Stablecoins did not become important in 2025 because the technology suddenly improved. They became important because institutions decided they could finally live with them.
For years, stablecoins sat in an uncomfortable middle ground. Too large to ignore, too ambiguous to embrace. Regulators treated them as a risk to be contained. Banks treated them as a curiosity. Fintech treated them as a shortcut. None of those positions could scale.
What changed was not enthusiasm, but tolerance.
Once rules started to harden — not perfectly, but predictably — stablecoins stopped being a philosophical argument and started behaving like infrastructure. That distinction matters. Infrastructure does not need belief. It needs boundaries.
Banks did not enter the space because they became convinced by crypto narratives. They entered because stablecoins began to resemble something they already understand: regulated instruments with defined liabilities, reporting obligations, and operational accountability. When the question shifted from “Is this allowed?” to “Under what conditions?”, participation followed.

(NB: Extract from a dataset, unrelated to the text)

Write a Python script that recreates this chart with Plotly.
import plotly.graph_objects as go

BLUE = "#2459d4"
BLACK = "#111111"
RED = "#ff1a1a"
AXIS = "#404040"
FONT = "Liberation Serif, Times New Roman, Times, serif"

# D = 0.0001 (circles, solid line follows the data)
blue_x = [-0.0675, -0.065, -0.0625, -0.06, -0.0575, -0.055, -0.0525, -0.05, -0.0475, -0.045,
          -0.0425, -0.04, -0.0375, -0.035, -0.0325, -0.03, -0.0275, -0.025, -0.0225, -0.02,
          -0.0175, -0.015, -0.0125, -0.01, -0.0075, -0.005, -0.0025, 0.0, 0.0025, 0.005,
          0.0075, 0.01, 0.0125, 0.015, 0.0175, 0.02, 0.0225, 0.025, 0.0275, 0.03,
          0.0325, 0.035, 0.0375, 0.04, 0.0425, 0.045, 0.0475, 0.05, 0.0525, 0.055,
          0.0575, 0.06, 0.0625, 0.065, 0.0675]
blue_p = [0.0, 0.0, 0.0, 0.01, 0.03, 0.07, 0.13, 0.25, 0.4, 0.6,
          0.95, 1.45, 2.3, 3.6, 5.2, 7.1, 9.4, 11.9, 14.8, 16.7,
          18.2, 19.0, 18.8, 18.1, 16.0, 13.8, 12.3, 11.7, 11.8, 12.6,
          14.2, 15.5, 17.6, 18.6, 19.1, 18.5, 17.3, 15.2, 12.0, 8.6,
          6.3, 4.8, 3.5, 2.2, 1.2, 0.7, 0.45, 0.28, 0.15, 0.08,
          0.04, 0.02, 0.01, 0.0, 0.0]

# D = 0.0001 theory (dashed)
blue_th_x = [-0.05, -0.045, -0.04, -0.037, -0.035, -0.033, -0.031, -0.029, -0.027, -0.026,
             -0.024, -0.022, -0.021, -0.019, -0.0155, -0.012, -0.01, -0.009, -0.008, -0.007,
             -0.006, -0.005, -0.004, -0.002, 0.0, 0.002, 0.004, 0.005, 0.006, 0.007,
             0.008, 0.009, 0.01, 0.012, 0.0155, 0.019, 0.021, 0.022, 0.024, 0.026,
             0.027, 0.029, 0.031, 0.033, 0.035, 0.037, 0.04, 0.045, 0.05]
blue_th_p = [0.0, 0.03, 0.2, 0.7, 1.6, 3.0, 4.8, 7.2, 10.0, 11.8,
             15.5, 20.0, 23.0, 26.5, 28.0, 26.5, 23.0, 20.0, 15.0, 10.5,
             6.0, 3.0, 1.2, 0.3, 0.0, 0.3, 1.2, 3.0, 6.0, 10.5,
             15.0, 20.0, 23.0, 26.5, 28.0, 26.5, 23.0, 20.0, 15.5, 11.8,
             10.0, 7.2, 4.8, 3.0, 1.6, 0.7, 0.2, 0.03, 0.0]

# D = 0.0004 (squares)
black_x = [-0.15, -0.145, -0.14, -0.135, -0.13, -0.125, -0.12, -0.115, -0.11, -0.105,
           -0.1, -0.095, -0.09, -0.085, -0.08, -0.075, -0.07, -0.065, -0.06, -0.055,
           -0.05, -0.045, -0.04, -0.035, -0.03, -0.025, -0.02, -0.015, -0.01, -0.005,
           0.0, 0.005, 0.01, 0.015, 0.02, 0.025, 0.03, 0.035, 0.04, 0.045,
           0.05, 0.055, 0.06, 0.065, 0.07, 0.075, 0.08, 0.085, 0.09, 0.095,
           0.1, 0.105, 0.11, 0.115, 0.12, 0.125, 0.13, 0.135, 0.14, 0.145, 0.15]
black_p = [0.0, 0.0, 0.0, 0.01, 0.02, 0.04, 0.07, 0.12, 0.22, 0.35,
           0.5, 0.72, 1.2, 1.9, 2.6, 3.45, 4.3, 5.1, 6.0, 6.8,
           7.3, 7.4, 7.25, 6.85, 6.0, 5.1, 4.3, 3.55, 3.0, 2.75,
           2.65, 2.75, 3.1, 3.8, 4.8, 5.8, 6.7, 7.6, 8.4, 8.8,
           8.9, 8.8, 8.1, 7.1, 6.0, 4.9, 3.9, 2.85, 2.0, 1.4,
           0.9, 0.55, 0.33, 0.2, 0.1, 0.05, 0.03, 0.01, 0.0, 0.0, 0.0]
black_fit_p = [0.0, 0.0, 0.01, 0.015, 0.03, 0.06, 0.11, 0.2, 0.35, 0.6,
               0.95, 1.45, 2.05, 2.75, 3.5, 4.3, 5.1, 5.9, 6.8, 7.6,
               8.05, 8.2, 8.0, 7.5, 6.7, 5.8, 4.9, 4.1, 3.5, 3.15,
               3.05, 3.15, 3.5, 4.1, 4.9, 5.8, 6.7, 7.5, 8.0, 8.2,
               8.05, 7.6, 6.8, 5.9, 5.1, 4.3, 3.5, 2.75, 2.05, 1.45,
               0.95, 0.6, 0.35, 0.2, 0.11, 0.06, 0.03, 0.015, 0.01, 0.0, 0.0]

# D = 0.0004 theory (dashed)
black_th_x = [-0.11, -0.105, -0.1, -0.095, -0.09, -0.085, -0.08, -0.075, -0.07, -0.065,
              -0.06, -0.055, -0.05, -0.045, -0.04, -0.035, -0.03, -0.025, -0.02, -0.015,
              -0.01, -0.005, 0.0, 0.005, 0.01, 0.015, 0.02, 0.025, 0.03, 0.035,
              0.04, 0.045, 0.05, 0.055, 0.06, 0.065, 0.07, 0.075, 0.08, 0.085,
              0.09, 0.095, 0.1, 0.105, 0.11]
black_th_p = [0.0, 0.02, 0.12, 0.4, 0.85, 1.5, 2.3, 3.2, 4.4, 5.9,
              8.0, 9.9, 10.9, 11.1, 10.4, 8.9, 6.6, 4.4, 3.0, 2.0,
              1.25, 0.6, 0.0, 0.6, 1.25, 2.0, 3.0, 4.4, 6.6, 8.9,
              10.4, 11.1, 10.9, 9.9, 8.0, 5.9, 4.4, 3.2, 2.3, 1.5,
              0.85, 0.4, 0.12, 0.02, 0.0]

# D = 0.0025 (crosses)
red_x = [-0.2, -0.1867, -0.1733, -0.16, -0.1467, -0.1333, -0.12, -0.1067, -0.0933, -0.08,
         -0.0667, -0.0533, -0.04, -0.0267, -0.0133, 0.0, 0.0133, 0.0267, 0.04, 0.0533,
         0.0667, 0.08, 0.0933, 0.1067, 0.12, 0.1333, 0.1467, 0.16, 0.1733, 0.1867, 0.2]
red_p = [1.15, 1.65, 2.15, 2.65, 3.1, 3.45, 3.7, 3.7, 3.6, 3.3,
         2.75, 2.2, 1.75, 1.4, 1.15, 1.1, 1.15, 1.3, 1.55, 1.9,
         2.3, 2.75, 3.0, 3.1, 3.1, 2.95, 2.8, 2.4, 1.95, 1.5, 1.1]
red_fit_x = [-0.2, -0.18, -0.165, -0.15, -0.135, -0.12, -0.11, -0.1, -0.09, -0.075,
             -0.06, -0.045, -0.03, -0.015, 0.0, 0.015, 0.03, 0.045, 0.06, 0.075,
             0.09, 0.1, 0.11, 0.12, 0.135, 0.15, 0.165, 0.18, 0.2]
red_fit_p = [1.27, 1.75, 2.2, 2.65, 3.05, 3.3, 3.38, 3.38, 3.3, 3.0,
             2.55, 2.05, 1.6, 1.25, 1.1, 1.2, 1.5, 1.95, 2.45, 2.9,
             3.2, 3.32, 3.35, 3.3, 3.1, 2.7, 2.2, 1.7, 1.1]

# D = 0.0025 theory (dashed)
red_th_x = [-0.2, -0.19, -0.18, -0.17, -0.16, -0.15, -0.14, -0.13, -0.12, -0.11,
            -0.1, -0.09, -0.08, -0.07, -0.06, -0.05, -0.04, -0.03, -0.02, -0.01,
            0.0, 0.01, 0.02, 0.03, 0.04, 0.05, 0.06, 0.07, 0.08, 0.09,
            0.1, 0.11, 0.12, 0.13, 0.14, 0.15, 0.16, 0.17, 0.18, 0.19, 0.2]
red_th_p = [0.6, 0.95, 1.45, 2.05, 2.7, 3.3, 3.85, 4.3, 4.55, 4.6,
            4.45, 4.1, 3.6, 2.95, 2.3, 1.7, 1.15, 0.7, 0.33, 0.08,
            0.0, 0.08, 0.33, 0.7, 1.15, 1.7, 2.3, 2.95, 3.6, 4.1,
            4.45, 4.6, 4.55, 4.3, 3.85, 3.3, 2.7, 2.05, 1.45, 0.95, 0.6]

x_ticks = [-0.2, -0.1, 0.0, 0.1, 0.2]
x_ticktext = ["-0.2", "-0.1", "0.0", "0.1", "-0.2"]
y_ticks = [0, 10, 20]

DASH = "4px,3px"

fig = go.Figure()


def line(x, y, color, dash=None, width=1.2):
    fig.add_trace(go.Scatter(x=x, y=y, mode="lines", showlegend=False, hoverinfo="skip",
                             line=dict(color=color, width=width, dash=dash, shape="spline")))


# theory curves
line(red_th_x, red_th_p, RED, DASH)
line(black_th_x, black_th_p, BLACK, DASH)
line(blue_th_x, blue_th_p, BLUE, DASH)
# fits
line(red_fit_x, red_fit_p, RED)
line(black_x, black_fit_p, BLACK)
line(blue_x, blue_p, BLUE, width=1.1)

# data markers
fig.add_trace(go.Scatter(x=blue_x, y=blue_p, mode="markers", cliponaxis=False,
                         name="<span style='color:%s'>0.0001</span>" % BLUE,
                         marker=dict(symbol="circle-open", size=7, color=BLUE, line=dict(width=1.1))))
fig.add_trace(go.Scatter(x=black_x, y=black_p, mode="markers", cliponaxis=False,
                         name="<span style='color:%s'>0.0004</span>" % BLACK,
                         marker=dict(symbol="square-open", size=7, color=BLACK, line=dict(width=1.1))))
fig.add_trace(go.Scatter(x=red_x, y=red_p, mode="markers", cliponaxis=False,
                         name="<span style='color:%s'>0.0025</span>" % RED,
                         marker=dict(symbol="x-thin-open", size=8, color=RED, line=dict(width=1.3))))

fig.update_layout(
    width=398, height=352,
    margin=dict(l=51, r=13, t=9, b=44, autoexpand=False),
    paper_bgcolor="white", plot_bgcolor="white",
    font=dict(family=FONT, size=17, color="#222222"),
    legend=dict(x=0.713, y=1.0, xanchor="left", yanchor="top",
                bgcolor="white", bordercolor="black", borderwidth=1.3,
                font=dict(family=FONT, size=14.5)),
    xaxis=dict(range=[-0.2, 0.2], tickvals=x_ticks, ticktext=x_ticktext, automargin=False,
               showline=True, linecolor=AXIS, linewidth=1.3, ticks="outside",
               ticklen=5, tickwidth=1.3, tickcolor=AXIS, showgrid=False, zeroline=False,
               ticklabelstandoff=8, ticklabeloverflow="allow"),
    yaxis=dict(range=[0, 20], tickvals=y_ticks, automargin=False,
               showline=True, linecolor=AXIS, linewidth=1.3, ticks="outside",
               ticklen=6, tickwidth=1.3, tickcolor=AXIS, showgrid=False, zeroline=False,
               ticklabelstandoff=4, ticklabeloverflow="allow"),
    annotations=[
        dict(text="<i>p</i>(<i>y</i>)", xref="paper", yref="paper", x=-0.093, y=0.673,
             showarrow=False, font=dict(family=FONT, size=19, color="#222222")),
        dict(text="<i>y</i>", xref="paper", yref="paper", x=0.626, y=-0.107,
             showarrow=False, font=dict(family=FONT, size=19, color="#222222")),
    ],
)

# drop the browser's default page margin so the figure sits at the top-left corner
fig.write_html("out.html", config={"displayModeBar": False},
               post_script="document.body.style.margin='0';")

The same pattern played out across fintech. Early experimentation gave way to operational discipline. Stablecoins stopped being framed as alternatives to money and started being used as tools inside existing financial workflows: settlement, liquidity movement, treasury optimisation. Quietly, they moved closer to the balance sheet.
What makes this moment structurally important is coordination. Regulation, banking initiatives, and fintech platforms began moving in the same direction at roughly the same time. Not because of alignment of vision, but because misalignment became too costly. Fragmentation created friction. Clarity reduced it.
There is still no single model for what a “correct” stablecoin looks like. Dollar-backed, euro-backed, bank-issued, consortium-led — these are unresolved questions. But the market no longer treats that uncertainty as paralysis. It treats it as design space.
That is the real shift. Stablecoins are no longer discussed as experiments waiting for validation. They are treated as systems that must be governed, audited, and stress-tested like any other financial rail.
Which is why the most telling signal of 2025 is not a product launch or a pilot program. It is the absence of drama. Stablecoins entered the year as a debate. They exit it as an assumption.
What follows now is not disruption, but optimisation. And that is usually how financial change actually sticks.